理論が実践に結びつく! 作業療法士,学生必読の書
書評者: 宮前 珠子 (聖隷クリストファー大大学院教授・作業療法学)
 本書は20世紀に生まれた現代作業療法界随一の理論家であり,2010年に61歳の若さで惜しくも亡くなってしまった,ギャーリー・キールホフナーの渾身の力がこもった遺作であり名著である。そして翻訳にも遺作への思いがこもり,大変よくこなれたわかりやすい日本語の名訳となっている。

 本書は1992年に“Conceptual Foundation of Occupational Therapy”という原題で初版が発行され,翌1993年に「作業療法の理論」として邦訳が発行された。その後2回の改訂を経て,2009年に今回の原著第4版が“Conceptual Foundation of Occupational Therapy Practice”のタイトルで発行された。それを受けて本書のタイトルも「作業療法実践の理論」となっている。旧版も作業療法の歴史と理論の全体像を捉えた他に見られない優れた本ではあったが,全体に概念的で難解であり,即実践に結び付くものとは言えなかった。
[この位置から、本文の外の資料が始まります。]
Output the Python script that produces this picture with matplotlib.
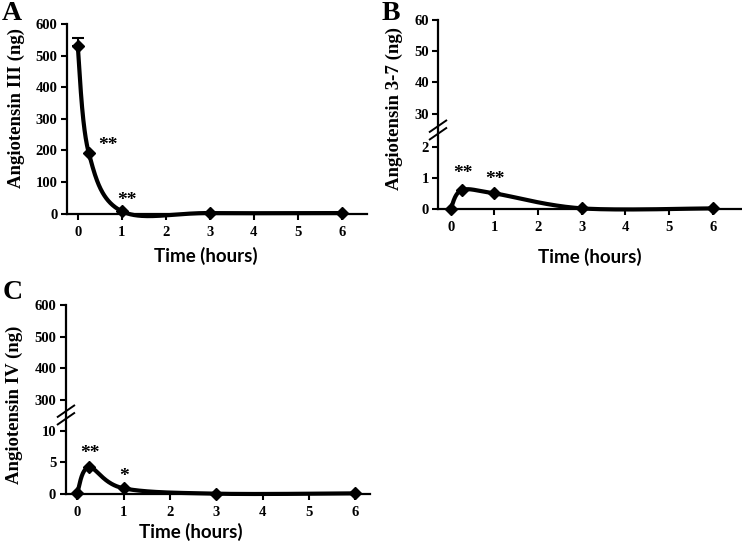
import numpy as np
import matplotlib.pyplot as plt

# time points (hours)
time_h = [0, 0.25, 1, 3, 6]

# Angiotensin III (ng)
ang3 = [530, 193, 8, 2, 2]
ang3_err_up = [25, 0, 0, 0, 0]
# Angiotensin 3-7 (ng)
ang37 = [0, 0.6, 0.5, 0.02, 0.02]
# Angiotensin IV (ng)
ang4 = [0.2, 4.2, 0.9, 0.05, 0.1]

# significance marks (x, y baseline, text)
stars_a = [(0.68, 200, '**'), (1.11, 29, '**')]
stars_b = [(0.27, 1.0, '**'), (1.02, 0.81, '**')]
stars_c = [(0.27, 5.7, '**'), (1.01, 2.06, '*')]

serif = 'Liberation Serif'
sans = 'Lato'


def excel_smooth(x, y, n=60):
    # Excel-style smoothed line: cubic bezier, control points at 1/6
    p = np.column_stack([x, y]).astype(float)
    m = len(p)
    t = np.linspace(0, 1, n)[:, None]
    out = []
    for i in range(m - 1):
        a = p[max(i - 1, 0)]
        d = p[min(i + 2, m - 1)]
        c1 = p[i] + (p[i + 1] - a) / 6
        c2 = p[i + 1] - (d - p[i]) / 6
        seg = ((1 - t) ** 3) * p[i] + 3 * (1 - t) ** 2 * t * c1 \
            + 3 * (1 - t) * t ** 2 * c2 + t ** 3 * p[i + 1]
        out.append(seg)
    s = np.vstack(out)
    return s[:, 0], s[:, 1]


def broken_scale(lo, hi, hi_pos, ratio):
    # linear up to lo, squeezed between lo and hi, compressed by ratio above hi
    g = hi_pos - lo

    def fwd(v):
        v = np.asarray(v, float)
        return np.where(v <= lo, v,
                        np.where(v <= hi, lo + (v - lo) * g / (hi - lo),
                                 hi_pos + (v - hi) / ratio))

    def inv(u):
        u = np.asarray(u, float)
        return np.where(u <= lo, u,
                        np.where(u <= hi_pos, lo + (u - lo) * (hi - lo) / g,
                                 hi + (u - hi_pos) * ratio))
    return fwd, inv


def style(ax, xlim, ypad=3):
    for s in ['top', 'right']:
        ax.spines[s].set_visible(False)
    for s in ['left', 'bottom']:
        ax.spines[s].set_linewidth(1.6)
    ax.set_xlim(*xlim)
    ax.set_xticks(range(7))
    ax.tick_params(direction='out', length=4, width=1.5)
    ax.tick_params(axis='x', pad=4.5)
    ax.tick_params(axis='y', pad=ypad)
    for lab in ax.get_xticklabels() + ax.get_yticklabels():
        lab.set_fontfamily(serif)
        lab.set_fontweight('bold')
        lab.set_fontsize(10.5)


def draw(ax, y, err_up=None):
    sx, sy = excel_smooth(time_h, y)
    ax.plot(sx, sy, color='black', lw=3.0, clip_on=False, solid_capstyle='round')
    ax.plot(time_h, y, 'D', color='black', ms=6.5, clip_on=False)
    if err_up is not None:
        ax.errorbar(time_h[:1], y[:1], yerr=[[0], err_up[:1]], fmt='none',
                    ecolor='black', elinewidth=1.5, capsize=4, capthick=1.5,
                    clip_on=False)


def break_marks(ax, yfrac):
    kw = dict(transform=ax.transAxes, color='black', lw=1.4, clip_on=False)
    dx = 0.027
    for off in (-0.02, 0.02):
        ax.plot([-dx, dx], [yfrac + off - 0.03, yfrac + off + 0.03], **kw)


def labels(ax, ylabel, ylab_pos, xlab_pos, letter, letter_xy):
    ax.set_ylabel(ylabel, fontfamily=serif, fontweight='bold', fontsize=13.5)
    ax.yaxis.set_label_coords(*ylab_pos)
    ax.set_xlabel('Time (hours)', fontfamily=sans, fontweight='bold', fontsize=13.5)
    ax.xaxis.set_label_coords(*xlab_pos)
    fig.text(letter_xy[0], letter_xy[1], letter, fontfamily=serif,
             fontweight='bold', fontsize=20, va='top', ha='left')


def stars(ax, marks, fs=14):
    for x, y, t in marks:
        ax.text(x, y, t, ha='center', va='baseline', fontfamily=serif,
                fontweight='bold', fontsize=fs)


fig = plt.figure(figsize=(7.42, 5.41), dpi=100)

# Panel A
ax_a = fig.add_axes([0.0903, 0.605, 0.4043, 0.3507])
draw(ax_a, ang3, ang3_err_up)
ax_a.set_ylim(0, 600)
ax_a.set_yticks(range(0, 601, 100))
style(ax_a, (-0.243, 6.575))
stars(ax_a, stars_a)
labels(ax_a, 'Angiotensin III (ng)', (-0.14, 0.557), (0.463, -0.176), 'A', (0.003, 0.998))

# Panel B (broken axis)
ax_b = fig.add_axes([0.5903, 0.6137, 0.4097, 0.3494])
fwd_b, inv_b = broken_scale(2.4, 25, 2.55, 10)
ax_b.set_yscale('function', functions=(fwd_b, inv_b))
draw(ax_b, ang37)
ax_b.set_ylim(0, 60)
ax_b.set_yticks([0, 1, 2, 30, 40, 50, 60])
ax_b.set_yticklabels(['0', '1', '2', '30', '40', '50', '60'])
ax_b.yaxis.set_minor_locator(plt.NullLocator())
style(ax_b, (-0.29, 6.67), ypad=2.5)
break_marks(ax_b, 0.418)
stars(ax_b, stars_b)
labels(ax_b, 'Angiotensin 3-7 (ng)', (-0.115, 0.534), (0.5, -0.206), 'B', (0.514, 0.998))

# Panel C (broken axis)
ax_c = fig.add_axes([0.0889, 0.0869, 0.4097, 0.3494])
fwd_c, inv_c = broken_scale(12, 250, 12.4, 20)
ax_c.set_yscale('function', functions=(fwd_c, inv_c))
draw(ax_c, ang4)
ax_c.set_ylim(0, 600)
ax_c.set_yticks([0, 5, 10, 300, 400, 500, 600])
ax_c.set_yticklabels(['0', '5', '10', '300', '400', '500', '600'])
ax_c.yaxis.set_minor_locator(plt.NullLocator())
style(ax_c, (-0.244, 6.32))
break_marks(ax_c, 0.418)
stars(ax_c, stars_c)
labels(ax_c, 'Angiotensin IV (ng)', (-0.141, 0.474), (0.41, -0.153), 'C', (0.003, 0.483))

fig.savefig('out.png', dpi=100)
 しかし今回の第4版はがらりと様相が変わり,著者が序文で「作業療法の理論は実践サービスの中にこそあるべきである」と述べ,また「私たちは大学でこれらのすべてを学んだけれど,実践でどのように使うかわかりません」(18章冒頭)といった学生の言葉を深く受け止め,作業療法の理論をいかにわかりやすく,この本を読んだだけでも臨床実践に使う手がかりを与えるかということに心が砕かれている。概念に具体例を挙げた説明が加わり,理論ごとにケーススタディーを複数示し,写真を添えて理解の深まりを図り,キールホフナーのこれだけは伝えておきたいという真摯な思いがひしひしと伝わってくる。

 全体は4部に分かれ,第1部は,作業パラダイムに始まり,機械論的パラダイム,そして現代化した作業パラダイムに至る歴史的概観,第2部は現代の作業療法理論として,(1)意図的関係モデル,(2)運動コントロールモデル,(3)感覚統合モデル,(4)機能的グループモデル,(5)生体力学モデル,(6)人間作業モデル,(7)認知モデルの7つを取り上げ,概念を豊富な具体的説明と症例とともに示している。第3部では作業療法で利用する他分野の関連知識として,(1)医学モデル,(2)認知行動療法,(3)障害学を取り上げてわかりやすく解説し,そして第4部「実践での理論の利用」では,複雑な作業療法実践を行うには理論の全体像を知った上で複数の実践モデル・理論に精通する必要があり,クライエントのニーズに応じてそれらを使い分けることができなければならないことを具体例を通して述べている。

 本書を最後に改訂版はもう出ないわけであるが,キールホフナーが知力と体力を傾注して残した本書,作業療法の歴史,パラダイムの変化を包括的に捉え,また現代作業療法の理論と実践を鳥瞰図的・マクロ的に示した上でそれぞれの理論の使い方を多くの症例を通してミクロに示した本書は,すべての作業療法士への珠玉の贈り物となり不朽の名著になるであろう。作業療法士,作業療法学生必読の書として薦めたい。